Hoisington science teacher Dennis Poland said the full day of activities "allows the students to have some fun learning about science. It is to teach ingenuity."
The students traveled to each of the four stations, and were given forty-five minutes to build and complete the task. The stations included building a robotic arm with a cup to carry pennies, flying a paper airplane with a ping pong ball attached, building a vessel to transport a 50 gram weight across a pool with wind, also known as a fan, and building a hanging mechanism to suspend a cup 20 centimeters off the base. The participants will also take a 50 question science test.
Each team received the same box. They winners were awarded medals at the end of the day.
The students were having fun too. They said they learned to work together as team through the trial and error of finding items that would work.
The top seven students in seventh and in eighth grade, for a total of 14, made up the teams from each school.

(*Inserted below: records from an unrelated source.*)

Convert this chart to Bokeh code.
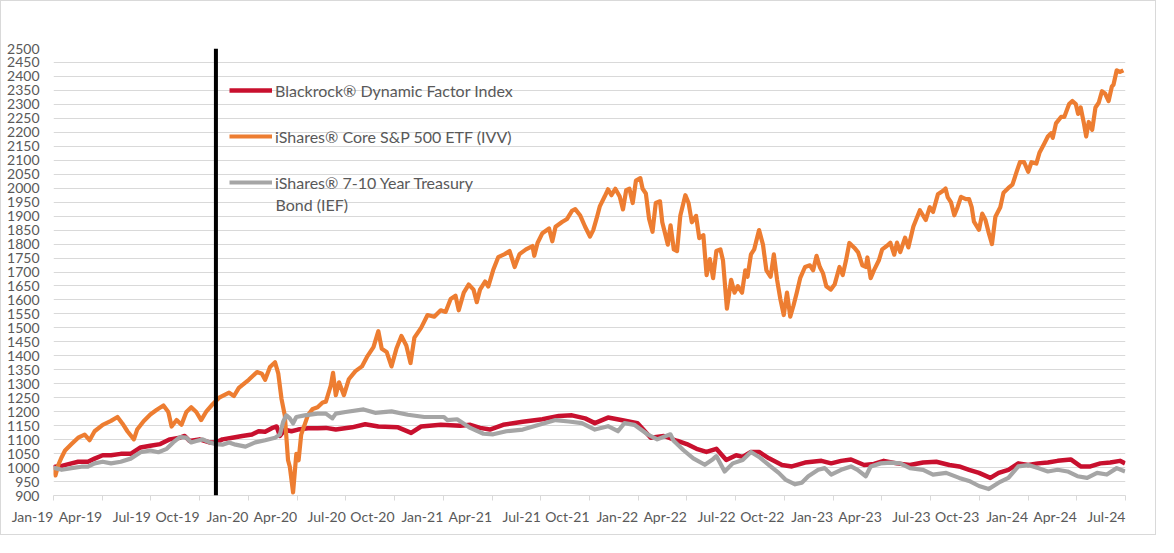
from bokeh.plotting import figure
from bokeh.models import FixedTicker, Span, Legend, LegendItem, Label, Range1d
from bokeh.embed import file_html
from bokeh.resources import INLINE

# x values are months since Jan 2019 (0 = Jan-19, 66 = Jul-24)
tick_labels = ["Jan-19", "Apr-19", "Jul-19", "Oct-19", "Jan-20", "Apr-20", "Jul-20", "Oct-20",
               "Jan-21", "Apr-21", "Jul-21", "Oct-21", "Jan-22", "Apr-22", "Jul-22", "Oct-22",
               "Jan-23", "Apr-23", "Jul-23", "Oct-23", "Jan-24", "Apr-24", "Jul-24"]
tick_months = [0, 3, 6, 9, 12, 15, 18, 21, 24, 27, 30, 33, 36, 39, 42, 45, 48, 51, 54, 57, 60, 63, 66]
y_ticks = [900, 950, 1000, 1050, 1100, 1150, 1200, 1250, 1300, 1350, 1400, 1450, 1500, 1550,
           1600, 1650, 1700, 1750, 1800, 1850, 1900, 1950, 2000, 2050, 2100, 2150, 2200, 2250,
           2300, 2350, 2400, 2450, 2500]
inception_month = 10

# iShares Core S&P 500 ETF (IVV)
ivv_t = [0, 0.12, 0.3, 0.51, 0.71, 1.11, 1.52, 1.92, 2.22, 2.53, 3.03, 3.54, 3.94, 4.24, 4.55, 4.95,
         5.15, 5.56, 5.96, 6.36, 6.77, 7.07, 7.27, 7.58, 7.88, 8.18, 8.48, 8.79, 9.09, 9.39, 9.80,
         10.20, 10.81, 11.11, 11.41, 12.02, 12.53, 12.83, 13.03, 13.33, 13.64, 13.84, 14.04, 14.24,
         14.44, 14.55, 14.75, 14.95, 15.09, 15.25, 15.66, 15.96, 16.26, 16.57,
         16.77, 17.07, 17.21, 17.38, 17.58, 17.88, 18.18, 18.59, 18.99, 19.30, 19.70, 20.00, 20.21,
         20.51, 20.81, 21.11, 21.42, 21.72, 21.98, 22.22, 22.63, 23.03, 23.44, 23.84, 24.14, 24.45,
         24.75, 24.95, 25.26, 25.56, 25.86, 26.06, 26.26, 26.57, 26.77, 27.07, 27.38, 27.78, 28.08,
         28.39, 28.69, 29.09, 29.49, 29.60, 29.80, 30.10, 30.51, 30.71, 30.91, 31.31, 31.62, 31.92,
         32.12, 32.43, 32.73, 33.03, 33.23, 33.43, 33.64, 33.94, 34.14,
         34.35, 34.59, 34.86, 35.06, 35.26, 35.46, 35.66, 35.86, 36.13, 36.27, 36.47, 36.67, 36.88,
         37.08, 37.34, 37.48, 37.68, 37.82, 37.99, 38.19, 38.39, 38.59, 38.90, 39.10, 39.30, 39.56,
         39.76, 40.01, 40.21, 40.41, 40.61, 40.81, 41.06, 41.22, 41.46, 41.72, 41.93, 42.13, 42.39,
         42.59, 42.73, 42.94, 43.14, 43.44, 43.68, 43.89, 44.15, 44.35, 44.55, 44.75, 44.96, 45.16,
         45.36, 45.56, 45.76, 45.97, 46.27, 46.57, 46.77, 46.98, 47.18, 47.38, 47.58, 47.85, 48.09,
         48.39, 48.59, 48.79, 49.00, 49.30, 49.54, 49.80, 50.01, 50.11, 50.31, 50.51, 50.81, 51.02,
         51.32, 51.52, 51.76, 51.93, 52.13, 52.43, 52.63, 52.94, 53.34, 53.70, 53.95, 54.15, 54.45,
         54.75, 54.92, 55.06, 55.26, 55.46, 55.66, 55.87, 56.17, 56.37, 56.53, 56.67, 56.98, 57.18,
         57.38, 57.58, 57.78, 57.99, 58.29, 58.49, 58.79, 59.04, 59.30, 59.50, 59.76, 60.01, 60.21,
         60.51, 60.71, 61.02, 61.22, 61.42, 61.52, 61.72, 62.03, 62.23, 62.53, 62.73, 62.94, 63.08,
         63.24, 63.44, 63.58, 63.74, 63.95, 64.15, 64.35, 64.55, 64.75, 64.96, 65.16, 65.26, 65.46,
         65.66, 65.87]
ivv_v = [1000, 972, 1010, 1038, 1061, 1084, 1107, 1118, 1098, 1130, 1153, 1167, 1181, 1158, 1130, 1101,
         1136, 1167, 1190, 1207, 1222, 1199, 1147, 1170, 1153, 1199, 1216, 1199, 1170, 1199, 1227,
         1250, 1268, 1256, 1285, 1314, 1342, 1336, 1314, 1360, 1377, 1336, 1245, 1187,
         1026, 1003, 911, 1049, 1026, 1118, 1187, 1210, 1216, 1233,
         1236, 1293, 1339, 1259, 1305, 1259, 1316, 1345, 1362, 1396, 1431, 1488, 1425,
         1414, 1362, 1425, 1471, 1437, 1374, 1465, 1500, 1546, 1540, 1563, 1557, 1603,
         1615, 1563, 1626, 1655, 1637, 1592, 1637, 1666, 1648, 1707, 1753, 1764, 1775,
         1718, 1764, 1781, 1793, 1758, 1804, 1839, 1856, 1810, 1862, 1879, 1890, 1919,
         1925, 1902, 1862, 1827, 1850, 1890, 1936, 1971, 1996,
         1975, 1998, 1970, 1924, 1993, 1998, 1947, 2027, 2036, 1998, 1981, 1890, 1844,
         1947, 1953, 1878, 1832, 1798, 1867, 1781, 1775, 1901, 1975, 1947, 1878, 1901,
         1821, 1832, 1689, 1746, 1678, 1775, 1781, 1741, 1569, 1672, 1626, 1649, 1626,
         1706, 1683, 1763, 1781, 1850, 1798, 1706, 1683, 1763, 1672, 1603, 1546, 1626,
         1540, 1580, 1626, 1678, 1718, 1724, 1706, 1758, 1718, 1695, 1649, 1637, 1655,
         1718, 1689, 1741, 1804, 1787, 1770, 1724, 1718, 1752, 1678, 1706, 1741, 1781,
         1794, 1805, 1762, 1805, 1771, 1823, 1788, 1863, 1921, 1886, 1932, 1915, 1978,
         1990, 1999, 1967, 1949, 1903, 1932, 1969, 1961, 1961, 1932, 1880, 1851, 1909,
         1886, 1840, 1800, 1898, 1932, 1984, 2001, 2013, 2059, 2093, 2093, 2059, 2093,
         2088, 2128, 2162, 2185, 2197, 2180, 2232, 2255, 2255, 2301, 2312, 2301, 2266,
         2289, 2232, 2185, 2237, 2209, 2289, 2306, 2347, 2338, 2312, 2364, 2370, 2422,
         2416, 2422]

# Blackrock Dynamic Factor Index
bdf_t = [0, 0.10, 0.51, 1.11, 1.52, 2.12, 2.53, 3.03, 3.54, 4.14, 4.75, 5.36, 5.96, 6.57, 7.17, 7.78,
         8.08, 8.38, 8.99, 9.60, 10.00, 10.40, 11.01, 11.62, 12.22, 12.63, 13.03, 13.44, 13.74, 13.94,
         14.24, 14.65, 15.05, 15.66, 16.26,
         16.77, 17.38, 18.38, 19.19, 20.00, 21.21, 22.02, 22.63, 23.84, 25.05, 25.66, 26.26, 26.87,
         27.68, 28.89, 30.10, 31.11, 31.92, 32.73, 33.33, 34.14, 34.95, 35.96, 36.77, 37.58, 38.38,
         38.99, 39.59, 40.20, 40.81,
         41.42, 42.03, 42.43, 42.94, 43.44, 44.05, 44.85, 45.46, 46.27, 47.28, 47.88, 48.49, 49.10,
         49.91, 50.51, 51.12, 51.92, 52.73, 53.54, 54.35, 55.16, 55.76, 56.37, 56.98, 57.68, 58.19,
         58.79, 59.40, 60.01, 60.61, 61.22, 61.82, 62.63, 63.24, 63.84, 64.45, 65.06, 65.66, 65.97]
bdf_v = [1000, 1003, 1006, 1015, 1021, 1021, 1032, 1044, 1044, 1049, 1049, 1072, 1078, 1084, 1101, 1107,
         1113, 1095, 1101, 1090, 1090, 1101, 1107, 1113, 1118, 1130, 1128, 1141, 1147, 1113,
         1136, 1130, 1136, 1141, 1141,
         1142, 1136, 1144, 1155, 1147, 1144, 1124, 1147, 1153, 1150, 1153, 1142, 1136,
         1153, 1164, 1173, 1185, 1187, 1176, 1159, 1179, 1170, 1159, 1107, 1113, 1096,
         1084, 1067, 1056, 1067,
         1027, 1044, 1038, 1056, 1056, 1033, 1009, 1004, 1018, 1024, 1015, 1024, 1029,
         1009, 1013, 1024, 1015, 1009, 1018, 1021, 1009, 1004, 992, 981, 963, 981,
         992, 1015, 1009, 1015, 1018, 1024, 1029, 1004, 1004, 1015, 1018, 1024, 1015]

# iShares 7-10 Year Treasury Bond (IEF)
ief_t = [0, 0.10, 0.51, 1.11, 1.72, 2.12, 2.53, 3.03, 3.54, 4.14, 4.75, 5.36, 5.96, 6.46, 6.97, 7.37,
         7.78, 8.18, 8.48, 8.79, 9.19, 9.60, 10.00, 10.40, 10.81, 11.21, 11.82, 12.42, 13.03, 13.64,
         13.94, 14.14, 14.34, 14.55, 14.75, 14.95, 15.46, 16.26,
         16.77, 17.17, 17.38, 17.98, 19.09, 19.80, 20.81, 21.82, 22.83, 24.04, 24.24, 24.85, 25.66,
         26.47, 27.07, 27.88, 28.89, 29.90, 30.91, 31.72, 32.53, 33.33, 34.14, 34.75, 35.15, 35.76,
         36.57, 37.17, 37.98, 38.18, 38.79, 39.39, 40.10, 40.60, 40.81,
         41.32, 41.82, 42.43, 42.94, 43.44, 44.05, 44.65, 45.06, 45.66, 46.07, 46.47, 47.08, 47.48,
         47.88, 48.49, 49.10, 49.50, 50.01, 50.31, 50.92, 51.52, 52.13, 52.73, 53.54, 54.15, 54.96,
         55.76, 56.37, 56.98, 57.58, 58.19, 58.79, 59.40, 60.01, 60.61, 61.22, 61.82, 62.43, 63.04,
         63.64, 64.25, 64.85, 65.46, 65.97]
ief_v = [1000, 998, 992, 998, 1003, 1003, 1015, 1021, 1015, 1021, 1032, 1055, 1061, 1055, 1067, 1090,
         1109, 1107, 1090, 1095, 1101, 1090, 1084, 1082, 1090, 1082, 1075, 1090, 1098, 1107,
         1118, 1164, 1187, 1176, 1158, 1181, 1187, 1193,
         1193, 1176, 1193, 1199, 1208, 1196, 1201, 1189, 1181, 1181, 1170, 1173, 1142,
         1121, 1119, 1130, 1136, 1153, 1170, 1165, 1159, 1136, 1148, 1130, 1159, 1153,
         1119, 1101, 1119, 1096, 1062, 1033, 1010, 1030, 1041,
         986, 1015, 1027, 1056, 1038, 1009, 981, 957, 940, 946, 969, 992, 998,
         975, 992, 1004, 992, 969, 1004, 1015, 1018, 1015, 998, 992, 975, 981,
         963, 952, 934, 923, 946, 963, 1004, 1009, 998, 986, 992, 986, 969,
         963, 981, 975, 998, 986]

FONT = "Lato"
TEXT_COLOR = "#595959"
GRID_COLOR = "#d9d9d9"

p = figure(width=1156, height=535, x_range=Range1d(0, 66), y_range=Range1d(900, 2500),
           output_backend="svg", toolbar_location=None,
           min_border_left=52, min_border_right=32, min_border_top=47, min_border_bottom=38)
p.outline_line_color = None
p.background_fill_color = "white"
p.border_fill_color = "white"
p.styles = {"border": "1px solid #d9d9d9"}

p.xgrid.grid_line_color = None
p.ygrid.grid_line_color = GRID_COLOR
p.ygrid.ticker = FixedTicker(ticks=y_ticks)

p.yaxis.ticker = FixedTicker(ticks=y_ticks)
p.yaxis.axis_line_color = None
p.yaxis.major_tick_line_color = None
p.yaxis.major_tick_out = 0
p.yaxis.major_tick_in = 0
p.yaxis.minor_tick_line_color = None
p.yaxis.minor_tick_out = 0
p.yaxis.major_label_text_font = FONT
p.yaxis.major_label_text_font_size = "14px"
p.yaxis.major_label_text_color = TEXT_COLOR
p.yaxis.major_label_standoff = 14

p.xaxis.ticker = FixedTicker(ticks=tick_months)
p.xaxis.major_label_overrides = {m: lab for m, lab in zip(tick_months, tick_labels)}
p.xaxis.major_label_orientation = 0.0001
p.xaxis.axis_line_color = GRID_COLOR
p.xaxis.major_tick_line_color = GRID_COLOR
p.xaxis.major_tick_out = 5
p.xaxis.major_tick_in = 0
p.xaxis.minor_tick_line_color = None
p.xaxis.minor_tick_out = 0
p.xaxis.major_label_standoff = 16
p.xaxis.major_label_text_font = FONT
p.xaxis.major_label_text_font_size = "14px"
p.xaxis.major_label_text_color = TEXT_COLOR

r_bdf = p.line(bdf_t, bdf_v, line_color="#C8102E", line_width=4.5, line_join="round")
r_ivv = p.line(ivv_t, ivv_v, line_color="#ED7D31", line_width=4.2, line_join="round")
r_ief = p.line(ief_t, ief_v, line_color="#A5A5A5", line_width=4.2, line_join="round")

p.add_layout(Span(location=inception_month, dimension="height", line_color="black", line_width=4))

legend = Legend(items=[
    LegendItem(label="Blackrock® Dynamic Factor Index", renderers=[r_bdf]),
    LegendItem(label="iShares® Core S&P 500 ETF (IVV)", renderers=[r_ivv]),
    LegendItem(label="iShares® 7-10 Year Treasury", renderers=[r_ief]),
], location=(176, 303), orientation="vertical", glyph_width=43, glyph_height=20, label_height=20,
    label_standoff=3, spacing=26, padding=0, margin=0, border_line_color=None,
    background_fill_alpha=0, label_text_font=FONT, label_text_font_size="16px",
    label_text_color=TEXT_COLOR)
p.add_layout(legend)
p.add_layout(Label(x=222, y=291, x_units="screen", y_units="screen", text="Bond (IEF)",
                   text_font=FONT, text_font_size="16px", text_color=TEXT_COLOR,
                   text_baseline="middle"))

open("out.html", "w").write(file_html(p, INLINE))
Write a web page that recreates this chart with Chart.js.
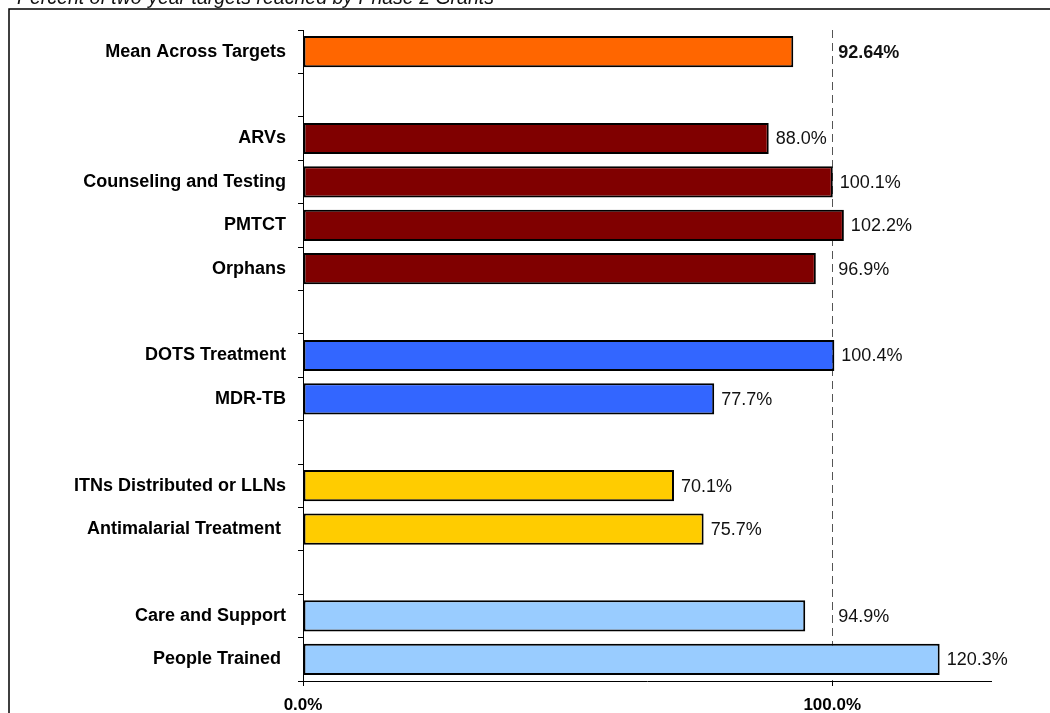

Ellinwood teachers Kelsi Harmon, Seresa Arndt and Monte Doll used the materials in the past to ensure that each task could actually be done.
"The material can get it accomplished," said Monte Doll. "The box has the materials necessary, but if they use the wrong thing at the wrong time, they may not be able to complete a later (station)."
"They are more of a critical thinking, problem solving activity," said Harmon.